#### [Problem statement]
Retype, please, the listing from its opening line through the line that contains "import seaborn as sns", both included, without the pictures.

#### [Supplied records]
= = =

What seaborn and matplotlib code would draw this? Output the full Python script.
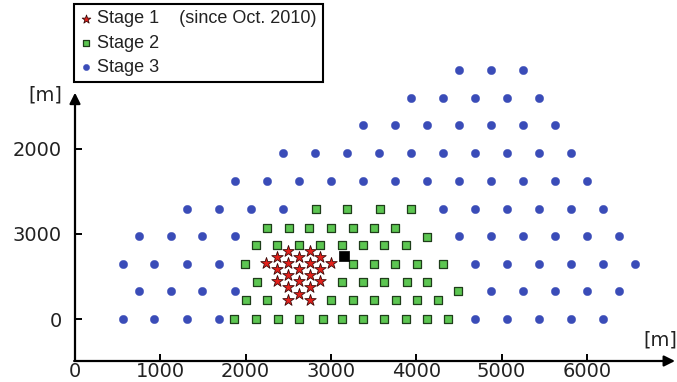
import numpy as np
import pandas as pd
import matplotlib
matplotlib.use("Agg")
import matplotlib.pyplot as plt
import seaborn as sns

# ---------------- data (metres) ----------------
# Stage 3 (blue circles): one list of x per row, row y values
stage3_rows_y = [2919, 2595, 2272, 1947, 1623, 1297, 970, 648, 326, 0]
stage3_rows_x = [
    [4505, 4877, 5248],
    [3939, 4318, 4689, 5068, 5443],
    [3373, 3751, 4130, 4505, 4877, 5252, 5627],
    [2435, 2814, 3192, 3564, 3939, 4318, 4689, 5068, 5443, 5815],
    [1876, 2251, 2626, 3001, 3376, 3751, 4126, 4502, 4877, 5252, 5627, 6002],
    [1317, 1688, 2063, 2435, 4318, 4689, 5068, 5443, 5815, 6190],
    [750, 1122, 1493, 1876, 4505, 4877, 5252, 5627, 6002, 6382],
    [563, 930, 1317, 1688, 4689, 5068, 5443, 5815, 6190, 6565],
    [750, 1122, 1493, 1876, 4877, 5252, 5627, 6002, 6382],
    [563, 930, 1317, 1688, 4693, 5068, 5443, 5815, 6190],
]

# Stage 2 (green squares)
stage2_rows_y = [1292, 1073, 967, 867, 648, 437, 331, 224, 0]
stage2_rows_x = [
    [2821, 3188, 3579, 3942],
    [2254, 2505, 2747, 3001, 3255, 3501, 3747],
    [4126],
    [2122, 2368, 2622, 2872, 3126, 3373, 3618, 3876],
    [1998, 3259, 3505, 3751, 4009, 4318],
    [2137, 3134, 3376, 3622, 3888, 4126],
    [4490],
    [2005, 2251, 3001, 3255, 3505, 3763, 4005, 4259],
    [1869, 2125, 2376, 2626, 2911, 3134, 3380, 3626, 3877, 4126, 4376],
]

# Stage 1 (red stars)
stage1_rows_y = [803, 733, 659, 589, 519, 445, 375, 296, 226]
stage1_rows_x = [
    [2497, 2751],
    [2368, 2622, 2876],
    [2243, 2497, 2751, 3005],
    [2368, 2622, 2876],
    [2497, 2751],
    [2368, 2622, 2876],
    [2497, 2751],
    [2622],
    [2497, 2751],
]

# black square
center_x = [3154]
center_y = [742]

y_ticks = [0, 1000, 2000]
y_tick_labels = ["0", "3000", "2000"]
x_ticks = [0, 1000, 2000, 3000, 4000, 5000, 6000]
x_tick_labels = ["0", "1000", "2000", "3000", "4000", "5000", "6000"]

legend_labels = ["Stage 1    (since Oct. 2010)", "Stage 2", "Stage 3"]


def rows_to_df(rows_y, rows_x, name):
    xs, ys = [], []
    for yv, xl in zip(rows_y, rows_x):
        xs.extend(xl)
        ys.extend([yv] * len(xl))
    return pd.DataFrame({"x": xs, "y": ys, "stage": name})


df1 = rows_to_df(stage1_rows_y, stage1_rows_x, "Stage 1")
df2 = rows_to_df(stage2_rows_y, stage2_rows_x, "Stage 2")
df3 = rows_to_df(stage3_rows_y, stage3_rows_x, "Stage 3")
dfc = pd.DataFrame({"x": center_x, "y": center_y})

# ---------------- figure ----------------
sns.set_theme(style="white")
plt.rcParams["font.family"] = ["DejaVu Sans"]

W, H = 677, 382
fig = plt.figure(figsize=(W / 100, H / 100), dpi=100)
ax = fig.add_axes([0, 0, 1, 1])

# pixel mapping: x=0 at px 75, 85.3 px / 1000 m ; y=0 at py 319.3, 85.4 px / 1000 m
px_per_m_x = 0.0853
px_per_m_y = 0.0854
x0_px, y0_py = 75.0, 319.3
ax.set_xlim((0 - x0_px) / px_per_m_x, (W - x0_px) / px_per_m_x)
ax.set_ylim((y0_py - H) / px_per_m_y, (y0_py - 0) / px_per_m_y)

sns.scatterplot(data=df3, x="x", y="y", ax=ax, marker="o", s=36,
                color="#3a4cb8", edgecolor="#3a4cb8", linewidth=0.3,
                label=legend_labels[2], zorder=3)
sns.scatterplot(data=df2, x="x", y="y", ax=ax, marker="s", s=32,
                color="#5cc651", edgecolor="#1f3d1a", linewidth=0.9,
                label=legend_labels[1], zorder=3)
sns.scatterplot(data=df1, x="x", y="y", ax=ax, marker="*", s=75,
                color="#e3201b", edgecolor="#3a0a08", linewidth=0.6,
                label=legend_labels[0], zorder=4)
sns.scatterplot(data=dfc, x="x", y="y", ax=ax, marker="s", s=52,
                color="black", edgecolor="black", linewidth=0.5,
                legend=False, zorder=5)

# axes lines with arrows
y_bottom = (y0_py - 361) / px_per_m_y
y_top = (y0_py - 92.7) / px_per_m_y
x_right = (675 - x0_px) / px_per_m_x
for sp in ax.spines.values():
    sp.set_visible(False)
ax.spines["left"].set_position(("data", 0))
ax.spines["bottom"].set_position(("data", y_bottom))
arrow_kw = dict(arrowstyle="-|>", lw=1.6, color="black", mutation_scale=16,
                shrinkA=0, shrinkB=0)
ax.annotate("", xy=(0, y_top), xytext=(0, y_bottom), arrowprops=arrow_kw)
ax.annotate("", xy=(x_right, y_bottom), xytext=(-10, y_bottom), arrowprops=arrow_kw)

ax.set_xticks(x_ticks)
ax.set_xticklabels(x_tick_labels)
ax.set_yticks(y_ticks)
ax.set_yticklabels(y_tick_labels)
ax.tick_params(axis="both", direction="in", length=5, width=1.4, color="black",
               labelsize=14, labelcolor="#222222")
ax.tick_params(axis="y", pad=9.5, left=True)
ax.tick_params(axis="x", pad=0.5, bottom=True)
ax.set_xlabel("")
ax.set_ylabel("")
ax.grid(False)

fig.text(62 / W, 1 - 95 / H, "[m]", ha="right", va="center", fontsize=14, color="#222222")
fig.text(643 / W, 1 - 340 / H, "[m]", ha="left", va="center", fontsize=14, color="#222222")

# legend
handles, labels = ax.get_legend_handles_labels()
order = [labels.index(l) for l in legend_labels]
leg = ax.legend([handles[i] for i in order], [labels[i] for i in order],
                loc="upper left", bbox_to_anchor=(74 / W, 1 - 4 / H),
                bbox_transform=fig.transFigure, borderaxespad=0,
                prop={"family": "Liberation Sans", "size": 13},
                frameon=True, fancybox=False, framealpha=1,
                edgecolor="black", handlelength=0.6, handletextpad=0.35,
                labelspacing=0.4, borderpad=0.35, markerscale=0.75)
leg.get_frame().set_linewidth(1.5)
for t in leg.get_texts():
    t.set_color("#222222")

fig.savefig("out.png", dpi=100)
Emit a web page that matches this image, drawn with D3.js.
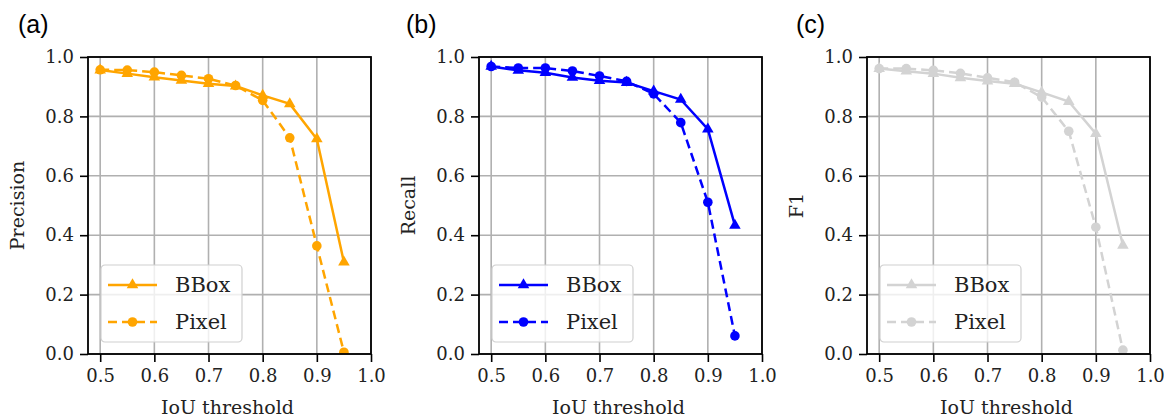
<!DOCTYPE html>
<html>
<head>
<meta charset="utf-8">
<script src="https://cdn.jsdelivr.net/npm/d3@7"></script>
<style>
  body { margin: 0; background: #fff; }
  svg { display: block; }
</style>
</head>
<body>
<svg width="1164" height="420"></svg>
<script>
const WIDTH = 1164
const HEIGHT = 420
const PLOT_W = 283
const PLOT_H = 297
const TOP = 57
const SERIF = "DejaVu Serif, serif"

const thresholds = [0.5, 0.55, 0.6, 0.65, 0.7, 0.75, 0.8, 0.85, 0.9, 0.95]
const xTicks = [0.5, 0.6, 0.7, 0.8, 0.9, 1.0]
const yTicks = [0.0, 0.2, 0.4, 0.6, 0.8, 1.0]
const seriesNames = ["BBox", "Pixel"]

const precisionBBox = [0.956, 0.944, 0.932, 0.921, 0.910, 0.902, 0.871, 0.842, 0.724, 0.309]
const precisionPixel = [0.957, 0.956, 0.949, 0.938, 0.927, 0.904, 0.854, 0.728, 0.364, 0.006]
const recallBBox = [0.968, 0.955, 0.947, 0.931, 0.920, 0.914, 0.885, 0.857, 0.757, 0.433]
const recallPixel = [0.968, 0.963, 0.963, 0.953, 0.936, 0.918, 0.876, 0.779, 0.511, 0.061]
const f1BBox = [0.961, 0.952, 0.944, 0.930, 0.919, 0.910, 0.881, 0.850, 0.742, 0.366]
const f1Pixel = [0.961, 0.961, 0.955, 0.945, 0.930, 0.915, 0.865, 0.750, 0.427, 0.013]

// panel layout
const panels = [
    { tag: "(a)", label: "Precision", color: "#ffa500", left: 88, tagX: 18, bbox: precisionBBox, pixel: precisionPixel },
    { tag: "(b)", label: "Recall", color: "#0000ff", left: 479, tagX: 406, bbox: recallBBox, pixel: recallPixel },
    { tag: "(c)", label: "F1", color: "#d3d3d3", left: 867, tagX: 796, bbox: f1BBox, pixel: f1Pixel }
]

const svg = d3.select("svg")

const x = d3.scaleLinear().domain([0.4775, 1.0]).range([0, PLOT_W])
const y = d3.scaleLinear().domain([0, 1]).range([PLOT_H, 0])

const triangle = d3.symbol().type(d3.symbolTriangle).size(58)
const DOT_R = 4.8
const LW = 2.5

function drawPanel(p) {
    svg.append("text")
        .attr("x", p.tagX)
        .attr("y", 33)
        .attr("font-family", "Liberation Sans, Arial, sans-serif")
        .attr("font-size", 25)
        .text(p.tag)

    let g = svg.append("g").attr("transform", "translate(" + p.left + "," + TOP + ")")

    // grid
    g.append("g").selectAll("line")
        .data(xTicks)
        .join("line")
        .attr("x1", d => x(d)).attr("x2", d => x(d))
        .attr("y1", 0).attr("y2", PLOT_H)
        .attr("stroke", "#b0b0b0").attr("stroke-width", 1.6)
    g.append("g").selectAll("line")
        .data(yTicks)
        .join("line")
        .attr("y1", d => y(d)).attr("y2", d => y(d))
        .attr("x1", 0).attr("x2", PLOT_W)
        .attr("stroke", "#b0b0b0").attr("stroke-width", 1.6)

    let xAxis = g.append("g")
        .attr("transform", "translate(0," + PLOT_H + ")")
        .call(d3.axisBottom(x).tickValues(xTicks).tickFormat(d3.format(".1f")).tickSizeOuter(0).tickSize(8).tickPadding(7))
    let yAxis = g.append("g")
        .call(d3.axisLeft(y).tickValues(yTicks).tickFormat(d3.format(".1f")).tickSizeOuter(0).tickSize(8).tickPadding(6))
    for (let ax of [xAxis, yAxis]) {
        ax.attr("font-family", SERIF).attr("font-size", 18)
        ax.select(".domain").remove()
        ax.selectAll(".tick line").attr("stroke", "#000").attr("stroke-width", 1.6)
        ax.selectAll(".tick text").attr("fill", "#222")
    }

    let clip = "clip" + p.tag.replace(/\W/g, "")
    g.append("clipPath").attr("id", clip)
        .append("rect").attr("width", PLOT_W).attr("height", PLOT_H)

    let line = d3.line()
        .x((d, i) => x(thresholds[i]))
        .y(d => y(d))

    let plot = g.append("g").attr("clip-path", "url(#" + clip + ")")

    plot.append("path")
        .datum(p.bbox)
        .attr("d", line)
        .attr("fill", "none")
        .attr("stroke", p.color)
        .attr("stroke-width", LW)
    plot.selectAll("path.tri")
        .data(p.bbox)
        .join("path")
        .attr("class", "tri")
        .attr("d", triangle)
        .attr("transform", (d, i) => "translate(" + x(thresholds[i]) + "," + y(d) + ")")
        .attr("fill", p.color)

    plot.append("path")
        .datum(p.pixel)
        .attr("d", line)
        .attr("fill", "none")
        .attr("stroke", p.color)
        .attr("stroke-width", LW)
        .attr("stroke-dasharray", "9,5")
    plot.selectAll("circle.pt")
        .data(p.pixel)
        .join("circle")
        .attr("class", "pt")
        .attr("cx", (d, i) => x(thresholds[i]))
        .attr("cy", d => y(d))
        .attr("r", DOT_R)
        .attr("fill", p.color)

    // frame
    g.append("rect")
        .attr("width", PLOT_W).attr("height", PLOT_H)
        .attr("fill", "none").attr("stroke", "#000").attr("stroke-width", 1.8)

    // legend
    let leg = g.append("g").attr("transform", "translate(13,208)")
    leg.append("rect")
        .attr("width", 141).attr("height", 77)
        .attr("rx", 4)
        .attr("fill", "#fff").attr("fill-opacity", 0.8)
        .attr("stroke", "#d0d0d0").attr("stroke-width", 1.2)
    seriesNames.forEach((name, i) => {
        let ly = 20 + i * 37
        leg.append("line")
            .attr("x1", 7).attr("x2", 56)
            .attr("y1", ly).attr("y2", ly)
            .attr("stroke", p.color).attr("stroke-width", LW)
            .attr("stroke-dasharray", i === 1 ? "9,5" : null)
        if (i === 0) {
            leg.append("path").attr("d", triangle)
                .attr("transform", "translate(31.5," + ly + ")")
                .attr("fill", p.color)
        } else {
            leg.append("circle").attr("cx", 31.5).attr("cy", ly).attr("r", DOT_R).attr("fill", p.color)
        }
        leg.append("text")
            .attr("x", 74).attr("y", ly + 7)
            .attr("font-family", SERIF)
            .attr("font-size", 21)
            .attr("fill", "#222")
            .text(name)
    })

    // axis labels
    g.append("text")
        .attr("x", PLOT_W / 2 - 2).attr("y", PLOT_H + 60)
        .attr("text-anchor", "middle")
        .attr("font-family", SERIF)
        .attr("font-size", 19)
        .attr("fill", "#222")
        .text("IoU threshold")
    g.append("text")
        .attr("transform", "translate(" + (-64) + "," + (PLOT_H / 2) + ") rotate(-90)")
        .attr("text-anchor", "middle")
        .attr("font-family", SERIF)
        .attr("font-size", 19)
        .attr("fill", "#222")
        .text(p.label)
}

panels.forEach(drawPanel)
</script>
</body>
</html>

= = =

#### [Finished exercise]
What seaborn and matplotlib code would draw this? Output the full Python script.
import numpy as np
import pandas as pd
import matplotlib
matplotlib.use("Agg")
import matplotlib.pyplot as plt
import seaborn as sns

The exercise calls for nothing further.